Apple Inc. (AAPL) is getting serious about India. The company is in preliminary talks with local chipmakers to assemble and package components for the iPhone, which would mark the first time Apple has considered doing this kind of work in the country. It's another sign that Apple's India strategy isn't just about final assembly anymore—it's about building deeper manufacturing roots.
The move comes as Apple works to strengthen its supply chain while navigating ongoing trade and tariff pressures that have made China-heavy manufacturing look riskier by the quarter.
CG Semi, owned by the Murugappa Group, is among the companies involved in these early discussions. The firm is currently building an outsourced semiconductor assembly and test (OSAT) facility in Sanand, Gujarat, and this marks the first time Apple is exploring chip assembly and packaging on Indian soil, according to a report from the Economic Times on Wednesday.
India's Semiconductor Ambitions Get a Boost
If these talks lead anywhere concrete, it would represent a major win for India's budding semiconductor sector. The country recently saw Intel Corp. (INTC) sign a partnership with Tata Electronics to explore local manufacturing and advanced packaging, signaling that global tech giants are taking India's chip ambitions seriously.
Right now, iPhone display panels come from Samsung Display, LG Display, and BOE Technology Group. Adding chip assembly and packaging to the mix would deepen Apple's local footprint considerably.
CG Semi is investing 7,600 crore Indian rupees into two state-of-the-art OSAT facilities, known as G1 and G2, with backing from both central and state governments. The company has also partnered with Renesas and Stars Microelectronics, and it's aiming to kick off commercial production in 2026 as part of the India Semiconductor Mission.

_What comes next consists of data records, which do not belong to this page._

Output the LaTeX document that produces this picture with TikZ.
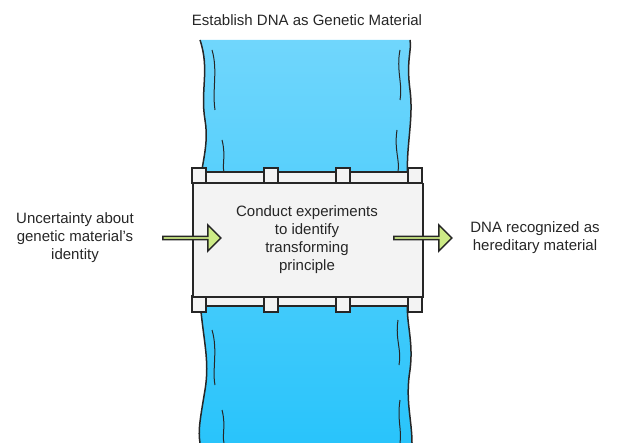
\documentclass[tikz,border=0pt]{standalone}
\usepackage{fontspec}
\setmainfont{Liberation Sans}
\usetikzlibrary{shapes.arrows}
\definecolor{riverTop}{HTML}{70D6FC}
\definecolor{riverBot}{HTML}{29C4FB}
\definecolor{arrowG}{HTML}{CDEB86}
\definecolor{boxG}{HTML}{F3F3F3}
\tikzset{
 lbl/.style={font=\fontsize{15}{18}\selectfont, text=black!85, align=center},
 plank/.style={draw=black!85, line width=1.5pt, fill=boxG},
 flowarrow/.style={single arrow, draw=black!85, line width=1.5pt, fill=arrowG, minimum height=58pt, minimum width=26pt, single arrow head extend=5pt, single arrow tip angle=90, inner sep=0pt}
}
\begin{document}
\begin{tikzpicture}[x=1pt,y=-1pt]
\useasboundingbox (0,0) rectangle (620,443);
% river
\shade[top color=riverTop, bottom color=riverBot]
 (200,40) .. controls (210,70) and (200,90) .. (205,120) .. controls (210,150) and (198,170) .. (200,200)
 -- (200,300) .. controls (203,340) and (210,360) .. (205,390) .. controls (200,420) and (198,430) .. (200,443)
 -- (412,443) .. controls (412,420) and (405,400) .. (410,370) .. controls (414,340) and (405,320) .. (408,300)
 -- (408,180) .. controls (405,150) and (414,120) .. (410,90) .. controls (406,60) and (412,50) .. (410,40) -- cycle;
\draw[black!85, line width=1.5pt] (200,40) .. controls (210,70) and (200,90) .. (205,120) .. controls (210,150) and (198,170) .. (200,200);
\draw[black!85, line width=1.5pt] (200,300) .. controls (203,340) and (210,360) .. (205,390) .. controls (200,420) and (198,430) .. (200,443);
\draw[black!85, line width=1.5pt] (410,40) .. controls (412,50) and (406,60) .. (410,90) .. controls (414,120) and (405,150) .. (408,180);
\draw[black!85, line width=1.5pt] (408,300) .. controls (405,320) and (414,340) .. (410,370) .. controls (405,400) and (412,420) .. (412,443);
\draw[black!85, line width=1pt] (212,50) .. controls (218,70) and (212,90) .. (215,110);
\draw[black!85, line width=1pt] (222,140) .. controls (226,155) and (222,165) .. (224,172);
\draw[black!85, line width=1pt] (212,330) .. controls (218,350) and (212,370) .. (215,385);
\draw[black!85, line width=1pt] (222,410) .. controls (226,425) and (222,435) .. (224,443);
\draw[black!85, line width=1pt] (400,50) .. controls (396,70) and (403,85) .. (400,100);
\draw[black!85, line width=1pt] (397,130) .. controls (394,150) and (400,160) .. (398,172);
\draw[black!85, line width=1pt] (398,320) .. controls (395,340) and (402,350) .. (399,365);
\draw[black!85, line width=1pt] (400,400) .. controls (397,420) and (402,430) .. (400,443);
% bridge rails and posts
\draw[plank] (192,172) rectangle (422,183);
\draw[plank] (192,296) rectangle (422,306);
\foreach \x in {192,264,336,408}{
 \draw[plank] (\x,168) rectangle (\x+14,183);
 \draw[plank] (\x,296) rectangle (\x+14,312);
}
\node[plank, minimum width=230pt, minimum height=113pt, anchor=north west, inner sep=0pt] (box) at (192,183) {};
\node[lbl] (boxtxt) at (307,240) {Conduct experiments\\to identify\\transforming\\principle};
% arrows
\node[flowarrow] (la) at (191,238) {};
\node[flowarrow] (ra) at (422,238) {};
% texts
\node[lbl] (title) at (307,20) {Establish DNA as Genetic Material};
\node[lbl] (left) at (75,238) {Uncertainty about\\genetic material's\\identity};
\node[lbl] (right) at (535,238) {DNA recognized as\\hereditary material};
\end{tikzpicture}
\end{document}
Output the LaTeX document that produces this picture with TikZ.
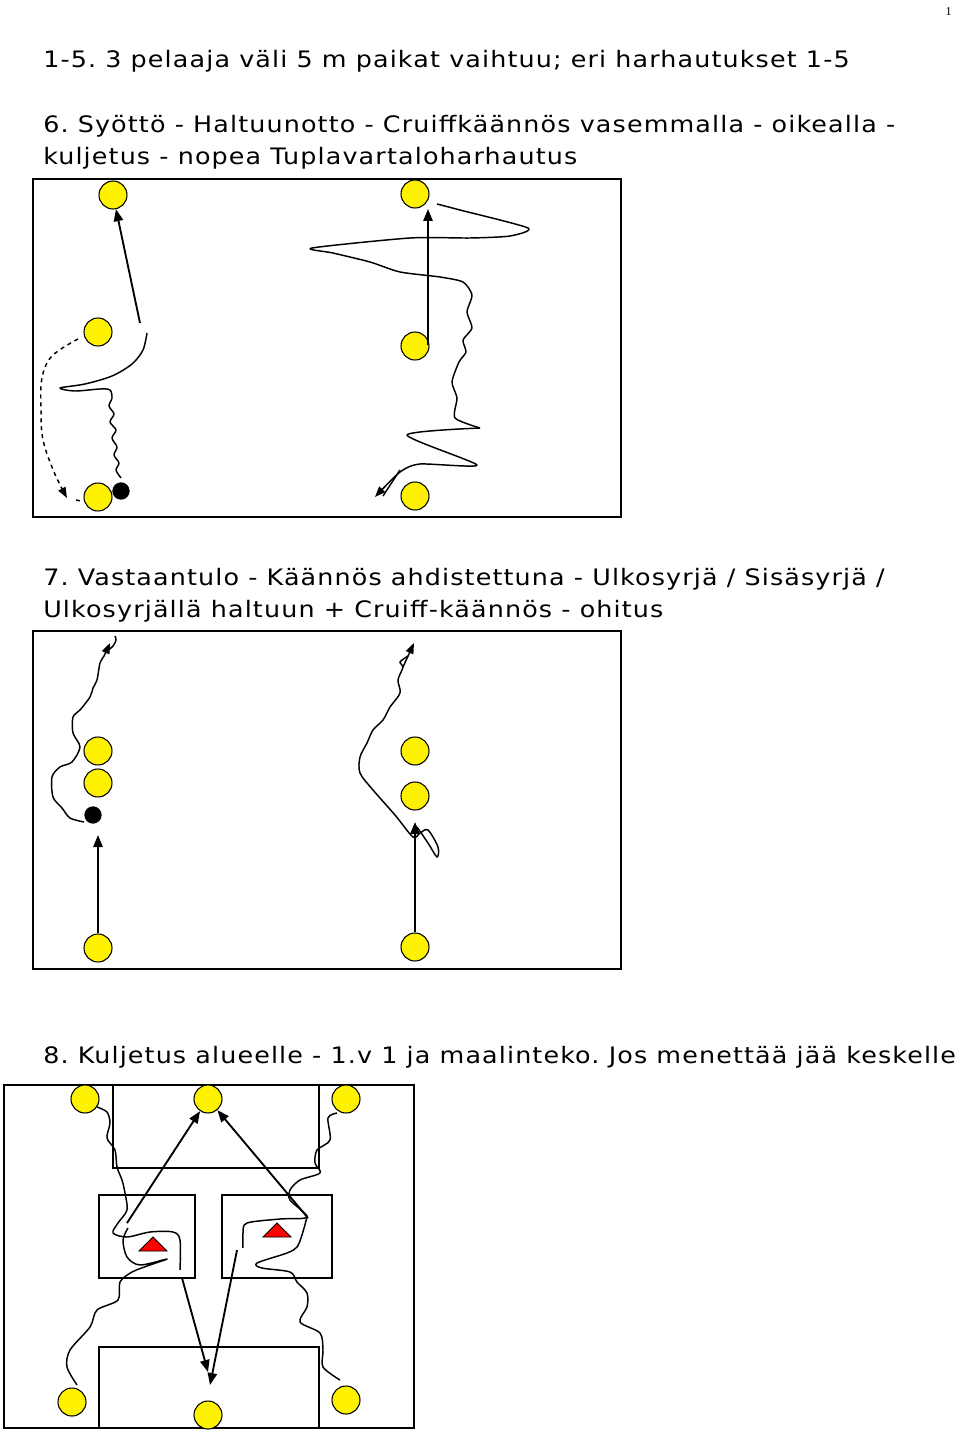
\documentclass[tikz,border=0pt]{standalone}
\usepackage{fontspec}
\setmainfont[FakeStretch=1.12,LetterSpace=5]{DejaVu Sans}
\newfontfamily\pnfont{Liberation Serif}
\usetikzlibrary{arrows.meta}
\frenchspacing
\begin{document}
\begin{tikzpicture}[x=0.75pt,y=-0.75pt,
  player/.style={circle,draw=black,fill=yellow,line width=0.8pt,minimum size=21pt,inner sep=0pt},
  ball/.style={circle,fill=black,minimum size=13pt,inner sep=0pt},
  field/.style={draw=black,line width=1pt},
  pass/.style={line width=1.4pt,-{Triangle[length=9pt,width=7pt]}},
  run/.style={line width=1.1pt,line join=round},
  cone/.style={draw=black,fill=red,line width=0.6pt},
  txt/.style={anchor=base west,inner sep=0pt,font=\fontsize{17pt}{20pt}\selectfont}]
\useasboundingbox (0,0) rectangle (960,1433);
\node[anchor=base east,inner sep=0pt,font=\pnfont\fontsize{9pt}{10pt}\selectfont] (pn) at (952,16) {1};
\node[txt] (t1) at (43,68) {1-5. 3 pelaaja väli 5 m paikat vaihtuu; eri harhautukset 1-5};
\node[txt] (t2) at (43,133) {6. Syöttö - Haltuunotto - Cruiffkäännös vasemmalla - oikealla -};
\node[txt] (t3) at (43,165) {kuljetus - nopea Tuplavartaloharhautus};
\node[txt] (t4) at (43,585) {7. Vastaantulo - Käännös ahdistettuna - Ulkosyrjä / Sisäsyrjä /};
\node[txt] (t5) at (43,617) {Ulkosyrjällä haltuun + Cruiff-käännös - ohitus};
\node[txt] (t6) at (43,1063) {8. Kuljetus alueelle - 1.v 1 ja maalinteko. Jos menettää jää keskelle};

% ---------- diagram 6 ----------
\draw[field] (33,179) rectangle (621,517);
\node[player] (a1) at (113,195) {};
\node[player] (a2) at (98,332) {};
\node[player] (a3) at (98,497) {};
\node[ball] (ab) at (121,491) {};
\node[player] (b1) at (415,194) {};
\node[player] (b2) at (415,346) {};
\node[player] (b3) at (415,496) {};
\coordinate (a2p) at (140,323);
\coordinate (b2p) at (428,345);
\coordinate (b1p) at (428,209);
\draw[pass] (a2p) -- (a1);
\draw[pass] (b2p) -- (b1p);
\draw[run,dashed,-{Triangle[length=8pt,width=6pt]}] plot[smooth,tension=0.6] coordinates {(78,339) (52,356) (42,378) (41,410) (43,440) (54,472) (67,498)};
\draw[run,dashed] (76,500) -- (81,501);
\draw[run] plot[smooth,tension=0.5] coordinates {(147,333) (143,350) (132,364) (112,376) (85,384) (60,388) (75,391) (100,389) (110,390) (112,398) (109,406) (114,414) (110,422) (116,430) (112,438) (117,447) (114,455) (119,463) (116,470) (121,478)};
\draw[run] plot[smooth,tension=0.4] coordinates {(437,204) (460,210) (528,228) (510,236) (470,238) (410,238) (312,248) (333,253) (370,262) (400,272) (440,277) (463,282) (472,295) (467,312) (472,328) (463,340) (466,352) (459,362) (452,382) (457,398) (455,418) (480,428)};
\draw[run,-{Triangle[length=8pt,width=6pt]}] plot[smooth,tension=0.4] coordinates {(480,428) (407,435) (477,465) (420,464) (400,472) (375,497)};
\draw[run] (400,470) -- (383,496);

% ---------- diagram 7 ----------
\draw[field] (33,631) rectangle (621,969);
\node[player] (c1) at (98,751) {};
\node[player] (c2) at (98,783) {};
\node[ball] (cb) at (93,815) {};
\node[player] (c3) at (98,948) {};
\node[player] (d1) at (415,751) {};
\node[player] (d2) at (415,796) {};
\node[player] (d3) at (415,947) {};
\coordinate (c3t) at (98,835);
\coordinate (d3t) at (415,822);
\draw[pass] (c3) -- (c3t);
\draw[pass] (d3) -- (d3t);
\draw[run,-{Triangle[length=8pt,width=6pt]}] plot[smooth,tension=0.5] coordinates {(84,822) (70,818) (62,808) (53,797) (52,777) (60,767) (72,762) (80,747) (73,733) (73,717) (80,710) (90,697) (93,688) (97,680) (100,663) (104,656) (110,643)};
\draw[run] plot[smooth,tension=0.6] coordinates {(106,652) (113,646) (116,640) (115,636)};
\draw[run] plot[smooth,tension=0.5] coordinates {(417,827) (428,843) (437,857) (438,847) (428,830) (420,833) (413,837) (395,815) (373,790) (360,773) (360,757) (367,743) (373,730) (383,720) (390,707) (400,693) (398,680) (403,667) (400,662) (408,656)};
\draw[run,-{Triangle[length=8pt,width=6pt]}] (403,667) -- (414,643);

% ---------- diagram 8 ----------
\draw[field] (4,1085) rectangle (414,1428);
\draw[field] (113,1085) rectangle (319,1168);
\draw[field] (99,1195) rectangle (195,1278);
\draw[field] (222,1195) rectangle (332,1278);
\draw[field] (99,1347) rectangle (319,1428);
\draw[cone] (139,1251) -- (167,1251) -- (153,1237) -- cycle;
\draw[cone] (263,1237) -- (291,1237) -- (277,1223) -- cycle;
\node[player] (e1) at (85,1099) {};
\node[player] (e2) at (208,1099) {};
\node[player] (e3) at (346,1099) {};
\node[player] (f1) at (72,1402) {};
\node[player] (f2) at (208,1415) {};
\node[player] (f3) at (346,1400) {};
\coordinate (p1) at (127,1223);
\coordinate (p2) at (308,1218);
\coordinate (p3) at (182,1278);
\coordinate (p3e) at (208,1372);
\coordinate (p4) at (237,1250);
\coordinate (p4e) at (210,1385);
\draw[pass] (p1) -- (e2);
\draw[pass] (p2) -- (e2);
\draw[pass] (p3) -- (p3e);
\draw[pass] (p4) -- (p4e);
\draw[run] plot[smooth,tension=0.5] coordinates {(97,1107) (107,1112) (110,1123) (107,1138) (115,1150) (117,1167) (122,1180) (125,1193) (127,1210) (118,1223) (113,1233) (127,1237) (150,1232) (173,1232) (180,1240) (180,1270)};
\draw[run] plot[smooth,tension=0.5] coordinates {(128,1228) (123,1240) (127,1257) (140,1265) (167,1259) (150,1265) (132,1272) (120,1282) (118,1300) (97,1310) (90,1327) (70,1350) (67,1367) (77,1385)};
\draw[run] plot[smooth,tension=0.5] coordinates {(337,1113) (328,1118) (330,1140) (317,1150) (315,1163) (320,1173) (300,1180) (290,1190) (290,1200) (307,1217) (280,1219) (247,1223) (243,1233) (243,1248)};
\draw[run] plot[smooth,tension=0.5] coordinates {(307,1217) (302,1235) (297,1247) (287,1253) (257,1263) (262,1268) (290,1272) (297,1282) (307,1293) (307,1307) (300,1322) (320,1333) (323,1350) (323,1367) (340,1380)};
\end{tikzpicture}
\end{document}
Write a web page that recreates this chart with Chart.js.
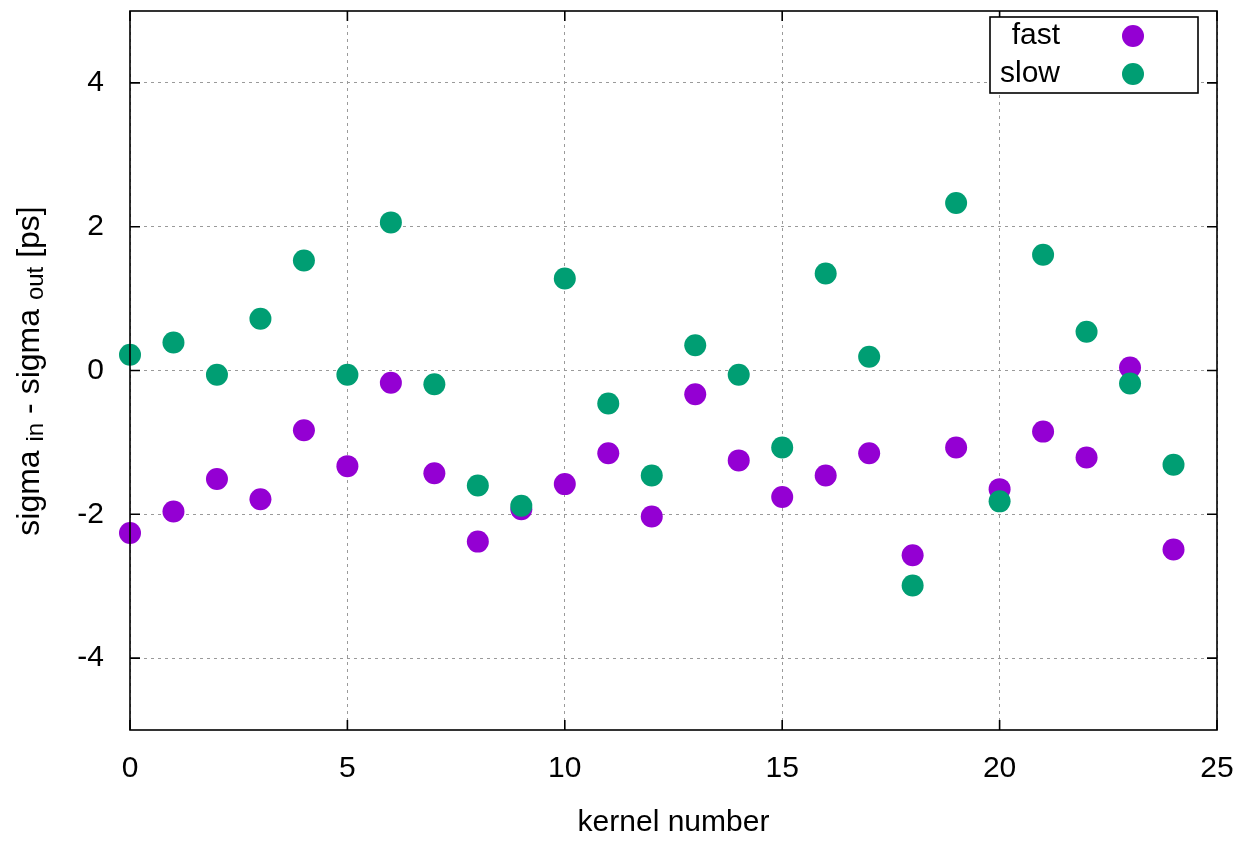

Wall Street Sees India as a Strategic Triumph
Apple stock has gained 10% year-to-date, though it continues to face pressure from tariffs and trade uncertainty tied to imports from China and India. Still, at least one prominent Wall Street analyst thinks India is shaping up to be one of Apple's smartest bets.
Wedbush analyst Dan Ives said a potential U.S.–India trade deal would significantly strengthen Apple's supply chain. He pointed to India's deep engineering talent, growing supply chain infrastructure, and large technology workforce as reasons the country has emerged as a serious challenger to China's dominance in tech manufacturing.
Ives called India one of the most closely watched trade negotiations for tech investors, and he thinks Apple stands to benefit the most if a deal comes together—especially given how fast the company has been shifting iPhone production and assembly to India.
According to Ives, Apple has already moved more than 50% of iPhone production to India, based on recent earnings call commentary. He called the pivot one of CEO Tim Cook's smartest decisions in recent months.
U.S. Manufacturing? Not Happening
Ives also dismissed the idea of iPhone manufacturing moving to the U.S., despite pressure from President Donald Trump. He said it's simply not economically viable. U.S.-made iPhones could cost around $3,500, he estimated, and relocating production would take five to ten years even if Apple wanted to do it.
Instead, Ives highlighted Cook's evolving role as both business leader and political navigator. Managing tariff negotiations and supply chain challenges in real time has increasingly required Cook to blend strategy with diplomacy, and Ives said his handling of these complexities could be a "Hall of Fame moment" for his legacy.
AAPL Price Action: Apple shares were up 0.10% at $274.89 during premarket trading on Wednesday.